The military is helping to deliver fuel to forecourts as a body representing petrol retailers described a “marked improvement” in the situation across most of the country.
London and the South East have only see a “marginal” improvement, with these areas still facing a “challenging” time, the Petrol Retailers Association (PRA) said.
The organisation said its survey of a quarter of all independent petrol stations in Great Britain on Monday morning showed that around a fifth of these sites around London and the South East remained without fuel.
When it comes to the rest of the country that figure was 8%, said the PRA, adding that 86% of sites surveyed have both petrol and diesel available.
The association represents independent forecourts across the UK and works with around 80% of all motorway services areas.
Gordon Balmer, executive director of the PRA, said it is “grateful” that the Government has brought in military drivers to make deliveries but called for more action to address “the needs of disproportionately affected areas”.

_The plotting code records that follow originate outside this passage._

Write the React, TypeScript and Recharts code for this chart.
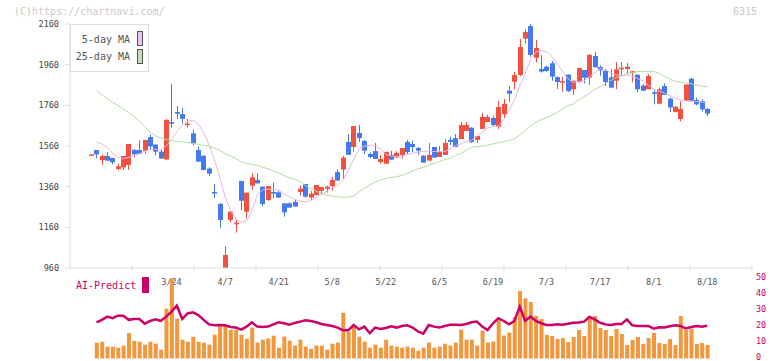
import { Bar, ComposedChart, Line, ReferenceLine, XAxis, YAxis } from "recharts";

const MONO = "'DejaVu Sans Mono', monospace";
const RED = "#f25140";
const BLUE = "#4479ef";

// one entry per trading day, 2/28 .. 8/18
const openPrices = [
  1519, 1540, 1491, 1511, 1501, 1447, 1455, 1467, 1540, 1540, 1537, 1604, 1567, 1532, 1494, 1678, 1727, 1717, 1663, 1622,
  1540, 1512, 1449, 1334, 1275, 953, 1196, 1175, 1388, 1237, 1365, 1393, 1360, 1294, 1334, 1332, 1278, 1278, 1285, 1334,
  1373, 1306, 1319, 1340, 1350, 1363, 1432, 1444, 1580, 1555, 1624, 1585, 1521, 1535, 1481, 1473, 1516, 1504, 1516, 1580,
  1570, 1550, 1512, 1488, 1555, 1506, 1516, 1590, 1599, 1594, 1634, 1650, 1590, 1644, 1678, 1698, 1655, 1717, 1832, 1876,
  1909, 2088, 2150, 1994, 1939, 1950, 1967, 1899, 1871, 1911, 1839, 1876, 1934, 1896, 2003, 1948, 1929, 1898, 1881, 1939,
  1939, 1922, 1911, 1857, 1839, 1824, 1768, 1855, 1793, 1727, 1693, 1783, 1891, 1786, 1781, 1742,
];
const highPrices = [
  1520, 1540, 1519, 1530, 1501, 1473, 1511, 1570, 1545, 1588, 1590, 1616, 1567, 1544, 1693, 1865, 1757, 1747, 1693, 1642,
  1557, 1515, 1455, 1373, 1281, 1068, 1240, 1196, 1388, 1333, 1426, 1426, 1360, 1363, 1380, 1340, 1278, 1283, 1295, 1365,
  1373, 1339, 1368, 1358, 1365, 1408, 1444, 1512, 1619, 1658, 1663, 1590, 1529, 1575, 1516, 1532, 1536, 1535, 1550, 1590,
  1585, 1555, 1516, 1575, 1555, 1560, 1594, 1606, 1619, 1678, 1678, 1652, 1609, 1722, 1713, 1708, 1781, 1791, 1855, 1925,
  2086, 2135, 2160, 2081, 2008, 1955, 1978, 1902, 1901, 1911, 1881, 1944, 1934, 2012, 2022, 1957, 1939, 1939, 1973, 1973,
  1968, 1929, 1911, 1865, 1914, 1835, 1848, 1868, 1799, 1757, 1781, 1865, 1896, 1798, 1789, 1747,
];
const lowPrices = [
  1518, 1499, 1468, 1485, 1470, 1439, 1442, 1442, 1504, 1519, 1521, 1545, 1514, 1498, 1491, 1650, 1693, 1671, 1652, 1562,
  1483, 1440, 1413, 1304, 1158, 945, 1185, 1134, 1245, 1204, 1344, 1376, 1265, 1291, 1303, 1306, 1212, 1257, 1262, 1316,
  1306, 1295, 1316, 1319, 1331, 1340, 1390, 1400, 1517, 1532, 1580, 1521, 1501, 1496, 1473, 1472, 1493, 1501, 1498, 1521,
  1530, 1516, 1478, 1488, 1503, 1506, 1516, 1565, 1555, 1594, 1634, 1575, 1575, 1644, 1678, 1653, 1644, 1698, 1778, 1838,
  1904, 2064, 1999, 1971, 1921, 1925, 1881, 1840, 1826, 1826, 1811, 1871, 1868, 1860, 1947, 1906, 1855, 1847, 1840, 1904,
  1914, 1873, 1824, 1830, 1839, 1765, 1765, 1811, 1726, 1726, 1681, 1781, 1783, 1760, 1730, 1706,
];
const closePrices = [
  1519, 1519, 1511, 1488, 1480, 1460, 1511, 1570, 1519, 1522, 1590, 1558, 1532, 1498, 1688, 1670, 1719, 1694, 1670, 1573,
  1483, 1442, 1424, 1326, 1196, 1024, 1237, 1183, 1291, 1330, 1406, 1376, 1275, 1363, 1326, 1306, 1234, 1257, 1262, 1350,
  1311, 1326, 1368, 1358, 1360, 1393, 1390, 1503, 1517, 1658, 1599, 1537, 1506, 1496, 1496, 1531, 1493, 1526, 1550, 1530,
  1555, 1537, 1478, 1516, 1503, 1530, 1575, 1580, 1555, 1663, 1663, 1580, 1609, 1703, 1703, 1663, 1752, 1767, 1817, 1909,
  2047, 2121, 2008, 2042, 1926, 1929, 1901, 1875, 1878, 1830, 1881, 1944, 1896, 2008, 1947, 1932, 1875, 1847, 1937, 1945,
  1950, 1927, 1839, 1832, 1904, 1819, 1839, 1811, 1750, 1753, 1742, 1862, 1783, 1765, 1740, 1719,
];
const ma5 = [
  null, 1578, 1570, 1553, 1524, 1504, 1498, 1504, 1512, 1522, 1535, 1542, 1544, 1540, 1560, 1593, 1630, 1663, 1680, 1688,
  1668, 1626, 1565, 1494, 1406, 1311, 1245, 1201, 1186, 1190, 1240, 1320, 1345, 1348, 1346, 1344, 1325, 1310, 1298, 1288,
  1285, 1290, 1308, 1322, 1338, 1355, 1366, 1390, 1440, 1495, 1545, 1560, 1563, 1563, 1545, 1520, 1510, 1508, 1511, 1518,
  1525, 1530, 1533, 1535, 1533, 1534, 1533, 1545, 1562, 1570, 1580, 1588, 1608, 1628, 1648, 1656, 1656, 1690, 1735, 1785,
  1855, 1915, 1985, 2022, 2029, 2024, 2000, 1965, 1925, 1890, 1873, 1875, 1880, 1898, 1922, 1940, 1935, 1920, 1910, 1906,
  1909, 1904, 1892, 1880, 1858, 1838, 1830, 1820, 1808, 1795, 1787, 1782, 1779, 1778, 1776, 1775,
];
const ma25 = [
  null, 1832, 1812, 1792, 1775, 1760, 1742, 1725, 1706, 1682, 1655, 1628, 1610, 1599, 1592, 1586, 1582, 1580, 1578, 1574,
  1568, 1563, 1558, 1550, 1538, 1522, 1512, 1498, 1483, 1474, 1470, 1465, 1456, 1448, 1438, 1428, 1414, 1403, 1397, 1385,
  1365, 1352, 1338, 1326, 1318, 1313, 1310, 1308, 1308, 1314, 1335, 1352, 1368, 1382, 1392, 1400, 1406, 1409, 1415, 1425,
  1437, 1448, 1455, 1465, 1474, 1484, 1494, 1499, 1514, 1522, 1540, 1552, 1557, 1560, 1564, 1570, 1576, 1581, 1588, 1595,
  1614, 1636, 1658, 1676, 1690, 1698, 1711, 1725, 1742, 1758, 1767, 1786, 1802, 1820, 1838, 1852, 1868, 1882, 1897, 1905,
  1914, 1920, 1926, 1926, 1926, 1926, 1918, 1901, 1890, 1878, 1874, 1871, 1866, 1859, 1855, 1852,
];
const volume = [
  null, 9.8, 10.4, 7.3, 7.3, 6.7, 8.0, 15.8, 10.9, 10.4, 8.6, 10.4, 9.2, 5.5, 30.9, 49.4, 24.7, 11.7, 10.4, 13.5,
  10.4, 9.8, 8.6, 14.8, 20.4, 20.4, 17.9, 17.9, 14.8, 12.3, 19.2, 9.9, 11.7, 12.4, 14.2, 6.7, 13.6, 11.1, 8.0, 11.7,
  7.4, 6.1, 8.0, 8.0, 5.5, 9.2, 9.9, 28.4, 16.7, 19.8, 13.6, 10.5, 6.7, 8.6, 6.7, 11.7, 8.0, 7.4, 6.7, 7.4,
  6.7, 4.8, 6.7, 9.9, 6.7, 7.4, 9.2, 8.0, 9.9, 17.9, 11.7, 11.7, 8.0, 17.3, 9.9, 10.5, 24.1, 14.2, 16.1, 25.6,
  41.9, 37.4, 35.1, 26.4, 24.5, 14.6, 14.0, 12.1, 12.7, 10.2, 13.4, 17.7, 14.0, 26.4, 26.4, 19.0, 17.7, 14.0, 18.4, 15.2,
  8.4, 11.5, 13.4, 9.0, 12.7, 15.9, 9.6, 9.0, 12.1, 8.4, 26.4, 17.7, 18.4, 9.0, 9.6, 8.4,
];
const aiPredict = [
  null, 22.5, 24.0, 26.0, 25.0, 26.6, 26.6, 24.0, 24.5, 24.5, 21.6, 23.3, 24.3, 23.3, 26.0, 29.1, 32.8, 24.5, 28.0, 28.7,
  27.0, 24.0, 21.2, 20.6, 20.8, 20.6, 19.6, 19.2, 17.9, 19.8, 22.5, 19.8, 19.6, 19.8, 21.2, 22.5, 21.9, 21.0, 22.1, 22.9,
  23.7, 23.3, 22.5, 21.4, 20.8, 20.2, 19.2, 17.5, 17.5, 20.8, 18.1, 19.8, 15.7, 19.2, 18.4, 19.0, 20.0, 19.2, 20.2, 20.6,
  19.2, 16.9, 15.4, 20.8, 19.8, 19.2, 20.2, 21.0, 21.0, 20.8, 21.4, 22.5, 22.9, 19.8, 17.7, 21.9, 25.0, 23.3, 21.2, 23.3,
  32.2, 23.5, 26.0, 23.3, 21.9, 20.8, 20.8, 21.2, 21.0, 21.6, 22.2, 22.4, 22.9, 25.8, 24.3, 22.2, 21.2, 20.8, 21.4, 21.4,
  24.3, 20.6, 20.2, 20.2, 20.2, 18.5, 19.4, 19.2, 20.0, 20.6, 20.2, 18.7, 19.6, 20.2, 19.8, 20.4,
];

const labelDays = [15, 25, 35, 45, 55, 65, 75, 85, 95, 105, 115];
const labelTexts = ["3/24", "4/7", "4/21", "5/8", "5/22", "6/5", "6/19", "7/3", "7/17", "8/1", "8/18"];
const priceTicks = [960, 1160, 1360, 1560, 1760, 1960, 2160];
const aiTicks = [0, 10, 20, 30, 40, 50];
const gridTicks = [7.63, 19.2, 30.77, 42.35, 53.92, 65.49, 77.06, 88.63, 100.2, 111.77, 123.35];
const xDomain = [-3.95, 123.35];

const rows = openPrices.map((o, i) => ({
  k: i,
  open: o,
  high: highPrices[i],
  low: lowPrices[i],
  close: closePrices[i],
  ma5: ma5[i],
  ma25: ma25[i],
  vol: volume[i],
  ai: aiPredict[i],
}));

function Candle(props: any) {
  const { x, y, width, height, payload } = props;
  if (x == null || !payload) return null;
  const { open, close, high, low } = payload;
  const span = high - low;
  const toY = (v: number) => (span > 0 ? y + ((high - v) / span) * height : y);
  const color = close >= open ? RED : BLUE;
  const cx = Math.round(x + width / 2);
  const top = toY(Math.max(open, close));
  const bottom = toY(Math.min(open, close));
  return (
    <g>
      <line x1={cx + 0.5} x2={cx + 0.5} y1={y} y2={y + height} stroke={color} strokeWidth={1} />
      <rect x={cx - 2} y={top} width={5} height={Math.max(bottom - top, 1.5)} fill={color} />
    </g>
  );
}

const text = (extra: any) => ({ position: "absolute" as const, fontFamily: MONO, fontSize: 10, lineHeight: "12px", whiteSpace: "nowrap" as const, ...extra });

export default function App() {
  return (
    <div style={{ position: "absolute", left: 0, top: 0, width: 772, height: 361, background: "#fff", overflow: "hidden" }}>
      <div style={{ position: "absolute", left: 0, top: 0 }}>
        <ComposedChart width={772} height={300} data={rows} margin={{ top: 24, right: 20, bottom: 0, left: 0 }}>
          <XAxis
            dataKey="k"
            type="number"
            domain={xDomain}
            allowDataOverflow
            ticks={labelDays}
            interval={0}
            tickFormatter={(v) => labelTexts[labelDays.indexOf(v)] ?? ""}
            height={32}
            tickLine={false}
            tickSize={6}
            tickMargin={5}
            axisLine={{ stroke: "#dddddd" }}
            tick={{ fontSize: 8.5, fill: "#555", fontFamily: MONO }}
          />
          <YAxis
            domain={[960, 2160]}
            allowDataOverflow
            ticks={priceTicks}
            interval={0}
            width={70}
            tickSize={5}
            tickMargin={6}
            axisLine={{ stroke: "#dddddd" }}
            tickLine={{ stroke: "#dddddd" }}
            tick={{ fontSize: 8.5, fill: "#444", fontFamily: MONO }}
          />
          {gridTicks.map((t) => (
            <ReferenceLine
              key={t}
              segment={[{ x: t, y: 950 }, { x: t, y: 975 }]}
              stroke="#dddddd"
              ifOverflow="visible"
            />
          ))}
          <Bar dataKey={(d: any) => [d.low, d.high]} barSize={5} shape={(p: any) => <Candle {...p} />} isAnimationActive={false} />
          <Line dataKey="ma5" type="linear" stroke="#e8b4e8" strokeWidth={1} dot={false} isAnimationActive={false} />
          <Line dataKey="ma25" type="linear" stroke="#b4dca4" strokeWidth={1} dot={false} isAnimationActive={false} />
        </ComposedChart>
      </div>
      <div style={{ position: "absolute", left: 0, top: 0 }}>
        <ComposedChart width={772} height={361} data={rows} margin={{ top: 278, right: 0, bottom: 2.5, left: 70 }}>
          <XAxis dataKey="k" type="number" domain={xDomain} allowDataOverflow hide />
          <YAxis
            orientation="right"
            domain={[0, 50]}
            ticks={aiTicks}
            interval={0}
            width={20}
            tickLine={false}
            axisLine={false}
            tickSize={0}
            tickMargin={4}
            tick={{ fontSize: 8.5, fill: "#cc0066", fontFamily: MONO, dy: -1.5 }}
          />
          <Bar dataKey="vol" barSize={4} fill="#f2973c" isAnimationActive={false} />
          <Line dataKey="ai" type="linear" stroke="#cc0066" strokeWidth={2.5} dot={false} isAnimationActive={false} />
        </ComposedChart>
      </div>

      <div style={text({ left: 14, top: 6, color: "#c8c8c8" })}>(C)https://chartnavi.com/</div>
      <div style={text({ right: 15, top: 6, color: "#c8c8c8" })}>6315</div>

      <div style={{ position: "absolute", left: 70, top: 24, width: 79, height: 48, border: "1px solid #dddddd", boxSizing: "border-box" }} />
      <div style={text({ right: 772 - 130, top: 34, color: "#555" })}>5-day MA</div>
      <div style={text({ right: 772 - 130, top: 51, color: "#555" })}>25-day MA</div>
      <div style={{ position: "absolute", left: 137, top: 31, width: 6, height: 15, boxSizing: "border-box", border: "1px solid #555", background: "#f0c0f0" }} />
      <div style={{ position: "absolute", left: 137, top: 49, width: 6, height: 15, boxSizing: "border-box", border: "1px solid #555", background: "#bfe0b4" }} />

      <div style={text({ left: 76, top: 280, color: "#cc0066" })}>AI-Predict</div>
      <div style={{ position: "absolute", left: 142, top: 277, width: 7, height: 16, background: "#cc0066" }} />
    </div>
  );
}
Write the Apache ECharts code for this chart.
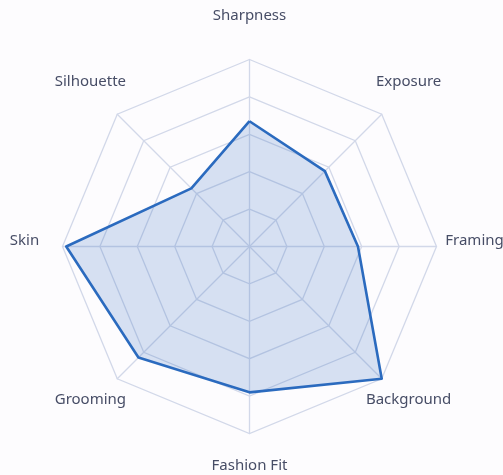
<!DOCTYPE html>
<html>
<head>
<meta charset="utf-8">
<script src="https://cdn.jsdelivr.net/npm/echarts@6/dist/echarts.min.js"></script>
<style>
  html, body { margin: 0; padding: 0; background: #fdfcfe; }
  #chart { width: 503px; height: 475px; }
</style>
</head>
<body>
<div id="chart"></div>
<script>
  // indicators listed counterclockwise from the top (echarts radar order)
  var categories = ["Sharpness", "Silhouette", "Skin", "Grooming", "Fashion Fit", "Background", "Framing", "Exposure"];
  var scores = [0.67, 0.44, 0.98, 0.84, 0.78, 1.0, 0.58, 0.57];

  var chart = echarts.init(document.getElementById("chart"));

  var indicators = [];
  for (var i = 0; i < categories.length; i++) {
    indicators.push({ name: categories[i], min: 0, max: 1 });
  }

  chart.setOption({
    backgroundColor: "#fdfcfe",
    radar: {
      center: [249.5, 246.5],
      radius: 187,
      startAngle: 90,
      splitNumber: 5,
      shape: "polygon",
      indicator: indicators,
      nameGap: 38,
      axisName: {
        color: "#474d66",
        fontFamily: "Noto Sans",
        fontSize: 15,
        lineHeight: 12,
        align: "center",
        verticalAlign: "bottom"
      },
      axisLine: { lineStyle: { color: "#d2d8e9", width: 1.3 } },
      splitLine: { lineStyle: { color: "#d2d8e9", width: 1.3 } },
      splitArea: { show: false }
    },
    series: [{
      type: "radar",
      symbol: "none",
      lineStyle: { color: "#2b6bbf", width: 2.6 },
      areaStyle: { color: "#2e6cbf", opacity: 0.19 },
      data: [{ value: scores }]
    }]
  });
</script>
</body>
</html>
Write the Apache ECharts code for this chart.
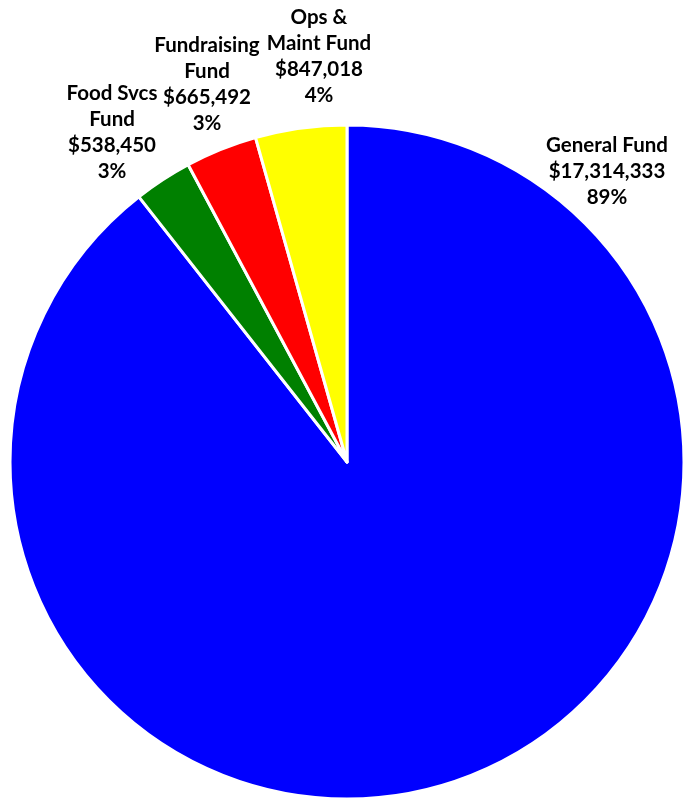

He said: “Today’s figures show the situation is still challenging around London and the South East despite a marginal improvement: 62% of the sites surveyed have both grades of fuel (petrol and diesel) available, 18% have only one grade and 20% are dry.
“Across the rest of the country, however, there has been a marked improvement since yesterday with 86% of sites having both grades of fuel thanks to steady deliveries and stabilising demand, 6% having only one grade and 8% being dry.
“We are grateful for the support lent by the Government through their provision of military drivers, although further action must be taken to address the needs of disproportionately affected areas”.
Members of the armed forces arrived at the Buncefield oil depot in Hemel Hempstead on Monday to help deliver fuel, with soldiers – in uniform and wearing face masks – seen walking near the gates to the Hertfordshire Oil Storage Terminal.
It is understood almost 200 military personnel were due to be deployed from Monday, including 100 drivers.
By the end of this week it is expected that 150 crews will be delivering fuel across the UK.
The majority of the first tranche of military personnel are being deployed to terminals that service London and the South East, targeting the areas most in need of support.
Payments for military support are understood to be commercially sensitive.
In a further sign of an improving situation, forecourt operator EG Group announced on Monday that it would remove the £30 cap on fuel sales.
A spokesperson said: “Following a significant improvement in fuel availability at our sites, with customer purchasing behaviour returning to normal levels in the majority of locations, we are pleased to confirm that we can now remove the £30 cap on buying fuel.”
They added that there remains “some challenges, primarily in our locations in the South and the South East, but following the actions from the Government to secure additional drivers from the military this week, we expect availability issues easing in the coming days.”